* Request *
Starting with the first line of the listing, quote each line exactly until and including the one with "(subtitle) at (12,-49.5)", leaving pictures out.

* Data lines *
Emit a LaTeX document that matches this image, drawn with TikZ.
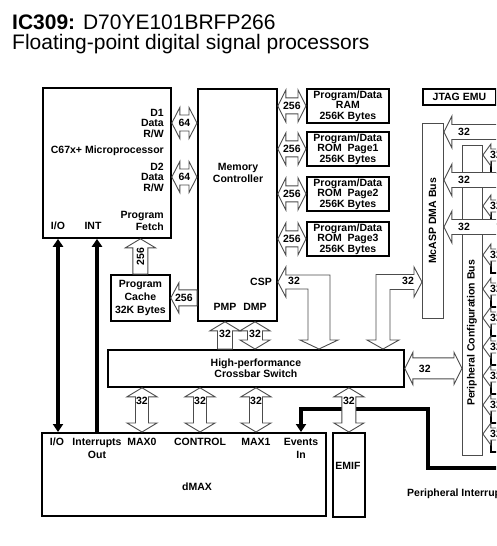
\documentclass[tikz,border=0pt]{standalone}
\usepackage{fontspec}
\setmainfont{Liberation Sans}
\usetikzlibrary{arrows.meta,calc}

% block buses: (left tip) (right tip) shaft-half head-half
\newcommand{\hdbl}[4]{%
  \draw[bus] (#1) -- ++(8,#4) -- ++(0,#3-#4) -- ($(#2)+(-8,#3)$) -- ++(0,#4-#3) -- (#2)
    -- ++(-8,-#4) -- ++(0,#4-#3) -- ($(#1)+(8,-#3)$) -- ++(0,#3-#4) -- cycle;}
\newcommand{\hsgl}[4]{%
  \draw[bus] (#1) -- ++(8,#4) -- ++(0,#3-#4) -- ($(#2)+(0,#3)$) -- ($(#2)+(0,-#3)$)
    -- ($(#1)+(8,-#3)$) -- ++(0,#3-#4) -- cycle;}
% (top tip) (bottom tip) shaft-half head-half
\newcommand{\vdbl}[4]{%
  \draw[bus] (#1) -- ++(#4,-9) -- ++(#3-#4,0) -- ($(#2)+(#3,9)$) -- ++(#4-#3,0) -- (#2)
    -- ++(-#4,9) -- ++(#4-#3,0) -- ($(#1)+(-#3,-9)$) -- ++(#3-#4,0) -- cycle;}
\newcommand{\vsgl}[4]{%
  \draw[bus] (#1) -- ++(#4,-9) -- ++(#3-#4,0) -- ($(#2)+(#3,0)$) -- ($(#2)+(-#3,0)$)
    -- ($(#1)+(-#3,-9)$) -- ++(#3-#4,0) -- cycle;}

\begin{document}
\begin{tikzpicture}[
  x=1pt, y=1pt,
  lbl/.style={font=\bfseries\fontsize{10.5}{10.5}\selectfont, text=black, inner sep=0pt, align=center},
  box/.style={lbl, draw=black, line width=1.8pt, fill=white, anchor=north west},
  rail/.style={draw=black!70, line width=0.9pt, fill=white, inner sep=0pt, anchor=north west},
  frag/.style={draw=black, line width=1.2pt, fill=white},
  bus/.style={draw=black!70, line width=0.9pt, fill=white},
  sig/.style={line width=4.5pt, black},
  tip/.style={-{Triangle[length=8pt,width=10pt]}},
  tips/.style={{Triangle[length=8pt,width=10pt]}-{Triangle[length=8pt,width=10pt]}},
  ttl/.style={font=\fontsize{21}{20}\selectfont, inner sep=0pt, anchor=base west}
]
\useasboundingbox (0,0) rectangle (496,-546);
\clip (0,0) rectangle (496,-546);

% title
\node[ttl] (title) at (12,-29.5) {\textbf{IC309:} D70YE101BRFP266};
\node[ttl] (subtitle) at (12,-49.5) {Floating-point digital signal processors};

% blocks
\node[box, minimum width=128, minimum height=150] (cpu) at (42,-87) {};
\node[box, minimum width=79, minimum height=232] (mem) at (197,-88) {};
\node[box, minimum width=82, minimum height=34] (ram) at (306,-88) {Program/Data\\RAM\\256K Bytes};
\node[box, minimum width=82, minimum height=34] (rom1) at (306,-131) {Program/Data\\ROM\ \ Page1\\256K Bytes};
\node[box, minimum width=82, minimum height=34] (rom2) at (306,-176) {Program/Data\\ROM\ \ Page2\\256K Bytes};
\node[box, minimum width=82, minimum height=34] (rom3) at (306,-221) {Program/Data\\ROM\ \ Page3\\256K Bytes};
\node[box, minimum width=59, minimum height=46] (cache) at (110,-274) {Program\\[2.5pt]Cache\\[2.5pt]32K Bytes};
\node[box, minimum width=296, minimum height=37] (xbar) at (107,-349) {High-performance\\[0.5pt]Crossbar Switch};
\node[box, minimum width=284, minimum height=83] (dmax) at (41,-432) {};
\node[box, minimum width=32, minimum height=84] (emif) at (332,-432) {};
\node[box, minimum width=73, minimum height=16] (jtag) at (422,-88) {JTAG EMU};
\node[rail, minimum width=21, minimum height=195] (mcasp) at (422,-123) {};
\node[rail, minimum width=20, minimum height=310] (pcb) at (462,-145) {};

% C67x+ labels
\node[lbl, anchor=east, align=right] (d1) at (164,-123) {D1\\Data\\R/W};
\node[lbl, anchor=east] (core) at (164,-151) {C67x+ Microprocessor};
\node[lbl, anchor=east, align=right] (d2) at (164,-177) {D2\\Data\\R/W};
\node[lbl, anchor=east, align=right] (fetch) at (164,-221) {Program\\[1.5pt]Fetch};
\node[lbl] (cio) at (58,-226) {I/O};
\node[lbl] (cint) at (93,-226) {INT};

% memory controller labels
\node[lbl] (memlbl) at (238,-173) {Memory\\[1.5pt]Controller};
\node[lbl, anchor=east] (csp) at (272,-282) {CSP};
\node[lbl] (pmp) at (225,-307) {PMP};
\node[lbl] (dmp) at (255,-307) {DMP};

% dMAX labels
\node[lbl, anchor=north] (dio) at (57,-438) {I/O};
\node[lbl, anchor=north] (dint) at (97,-438) {Interrupts\\[2.5pt]Out};
\node[lbl, anchor=north] (dmax0) at (142,-438) {MAX0};
\node[lbl, anchor=north] (dctl) at (200,-438) {CONTROL};
\node[lbl, anchor=north] (dmax1) at (256,-438) {MAX1};
\node[lbl, anchor=north] (evin) at (301,-438) {Events\\[2.5pt]In};
\node[lbl] (dmaxlbl) at (197,-487) {dMAX};
\node[lbl] (emiflbl) at (348,-466) {EMIF};
\node[lbl, anchor=west] (irqlbl) at (407,-494) {Peripheral Interrupts};

% interrupt and I/O lines
\coordinate (irqin) at (505,-468);
\draw[sig, tip] (irqin) -| ++(-77,59) -| (dmax.north -| evin);
\draw[sig, tips] (dmax.north -| cio) -- (cpu.south -| cio);
\draw[sig, tip] (dmax.north -| dint) -- (cpu.south -| dint);

% data buses
\hdbl{cpu.east |- d1}{mem.west |- d1}{8}{15.5}
\node[lbl] (b64a) at ($(cpu.east |- d1)!.5!(mem.west |- d1)$) {64};
\hdbl{cpu.east |- d2}{mem.west |- d2}{8}{15.5}
\node[lbl] (b64b) at ($(cpu.east |- d2)!.5!(mem.west |- d2)$) {64};
\foreach \m in {ram,rom1,rom2,rom3} {
  \hdbl{mem.east |- \m}{\m.west}{8}{16}
  \node[lbl] (b\m) at ($(mem.east |- \m)!.5!(\m.west)$) {256};
}
\hsgl{cache.east}{mem.west |- cache}{8}{15}
\node[lbl] (bcache) at ($(cache.east)!.5!(mem.west |- cache)$) {256};
\vsgl{cpu.south -| cache}{cache.north}{7.5}{15}
\node[lbl, rotate=90] (bfetch) at ($(cpu.south -| cache)!.5!(cache.north)$) {256};

% crossbar ports
\vsgl{mem.south -| pmp}{xbar.north -| pmp}{7.5}{15}
\node[lbl] (bpmp) at ($(mem.south -| pmp)!.45!(xbar.north -| pmp)$) {32};
\vdbl{mem.south -| dmp}{xbar.north -| dmp}{7.5}{15}
\node[lbl] (bdmp) at ($(mem.south -| dmp)!.45!(xbar.north -| dmp)$) {32};
\foreach \t in {dmax0,dctl,dmax1} {
  \vdbl{xbar.south -| \t}{dmax.north -| \t}{6.5}{15}
  \node[lbl] (b\t) at ($(xbar.south -| \t)!.3!(dmax.north -| \t)$) {32};
}
\vdbl{xbar.south -| emif}{emif.north}{7}{15}
\node[lbl] (bemif) at ($(xbar.south -| emif)!.3!(emif.north)$) {32};
\hdbl{xbar.east}{pcb.west |- xbar}{10.5}{16}
\node[lbl] (bpcb) at ($(xbar.east)!.35!(pcb.west |- xbar)$) {32};

% CSP and McASP bends
\coordinate (cspbend) at (319,-282);
\draw[bus] (mem.east |- cspbend) -- ++(8,15) -- ++(0,-8) -- ($(cspbend)+(11,7)$)
  -- ($(xbar.north -| cspbend)+(11,9)$) -- ++(8,0) -- (xbar.north -| cspbend) -- ++(-19,9) -- ++(8,0)
  -- ($(cspbend)+(-11,-7)$) -- ($(mem.east |- cspbend)+(8,-7)$) -- ++(0,-8) -- cycle;
\node[lbl] (bcsp) at (294,-281) {32};
\coordinate (mcbend) at (383,-282);
\draw[bus] (xbar.north -| mcbend) -- ++(-16,9) -- ++(9,0) -- ($(mcbend)+(-7,7.5)$)
  -- ($(mcasp.west |- mcbend)+(-8,7.5)$) -- ++(0,7.5) -- (mcasp.west |- mcbend) -- ++(-8,-15) -- ++(0,7.5)
  -- ($(mcbend)+(7,-7.5)$) -- ($(xbar.north -| mcbend)+(7,9)$) -- ++(9,0) -- cycle;
\node[lbl] (bmc) at (408,-281) {32};

% peripheral configuration bus
\foreach \y in {155,206,255,289,318,347,376,405,434} {
  \coordinate (pq) at (505,-\y);
  \draw[frag] (491,-\y+4) rectangle (530,-\y-18);
  \hsgl{pcb.east |- pq}{pq}{6}{11}
  \node[lbl] (bp\y) at (496,-\y) {32};
}

% McASP DMA bus
\foreach \y in {132,180,227} {
  \coordinate (mq) at (505,-\y);
  \hsgl{mcasp.east |- mq}{mq}{7.5}{16}
  \node[lbl] (bm\y) at (464,-\y) {32};
}
\node[lbl, rotate=90] (mcasplbl) at (432.5,-221) {McASP DMA Bus};
\node[lbl, rotate=90] (pcblbl) at (472,-333) {Peripheral Configuration Bus};
\end{tikzpicture}
\end{document}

* Solution for this task *
Emit a LaTeX document that matches this image, drawn with TikZ.
\documentclass[tikz,border=0pt]{standalone}
\usepackage{fontspec}
\setmainfont{Liberation Sans}
\usetikzlibrary{arrows.meta,calc}

% block buses: (left tip) (right tip) shaft-half head-half
\newcommand{\hdbl}[4]{%
  \draw[bus] (#1) -- ++(8,#4) -- ++(0,#3-#4) -- ($(#2)+(-8,#3)$) -- ++(0,#4-#3) -- (#2)
    -- ++(-8,-#4) -- ++(0,#4-#3) -- ($(#1)+(8,-#3)$) -- ++(0,#3-#4) -- cycle;}
\newcommand{\hsgl}[4]{%
  \draw[bus] (#1) -- ++(8,#4) -- ++(0,#3-#4) -- ($(#2)+(0,#3)$) -- ($(#2)+(0,-#3)$)
    -- ($(#1)+(8,-#3)$) -- ++(0,#3-#4) -- cycle;}
% (top tip) (bottom tip) shaft-half head-half
\newcommand{\vdbl}[4]{%
  \draw[bus] (#1) -- ++(#4,-9) -- ++(#3-#4,0) -- ($(#2)+(#3,9)$) -- ++(#4-#3,0) -- (#2)
    -- ++(-#4,9) -- ++(#4-#3,0) -- ($(#1)+(-#3,-9)$) -- ++(#3-#4,0) -- cycle;}
\newcommand{\vsgl}[4]{%
  \draw[bus] (#1) -- ++(#4,-9) -- ++(#3-#4,0) -- ($(#2)+(#3,0)$) -- ($(#2)+(-#3,0)$)
    -- ($(#1)+(-#3,-9)$) -- ++(#3-#4,0) -- cycle;}

\begin{document}
\begin{tikzpicture}[
  x=1pt, y=1pt,
  lbl/.style={font=\bfseries\fontsize{10.5}{10.5}\selectfont, text=black, inner sep=0pt, align=center},
  box/.style={lbl, draw=black, line width=1.8pt, fill=white, anchor=north west},
  rail/.style={draw=black!70, line width=0.9pt, fill=white, inner sep=0pt, anchor=north west},
  frag/.style={draw=black, line width=1.2pt, fill=white},
  bus/.style={draw=black!70, line width=0.9pt, fill=white},
  sig/.style={line width=4.5pt, black},
  tip/.style={-{Triangle[length=8pt,width=10pt]}},
  tips/.style={{Triangle[length=8pt,width=10pt]}-{Triangle[length=8pt,width=10pt]}},
  ttl/.style={font=\fontsize{21}{20}\selectfont, inner sep=0pt, anchor=base west}
]
\useasboundingbox (0,0) rectangle (496,-546);
\clip (0,0) rectangle (496,-546);

% title
\node[ttl] (title) at (12,-29.5) {\textbf{IC309:} D70YE101BRFP266};
\node[ttl] (subtitle) at (12,-49.5) {Floating-point digital signal processors};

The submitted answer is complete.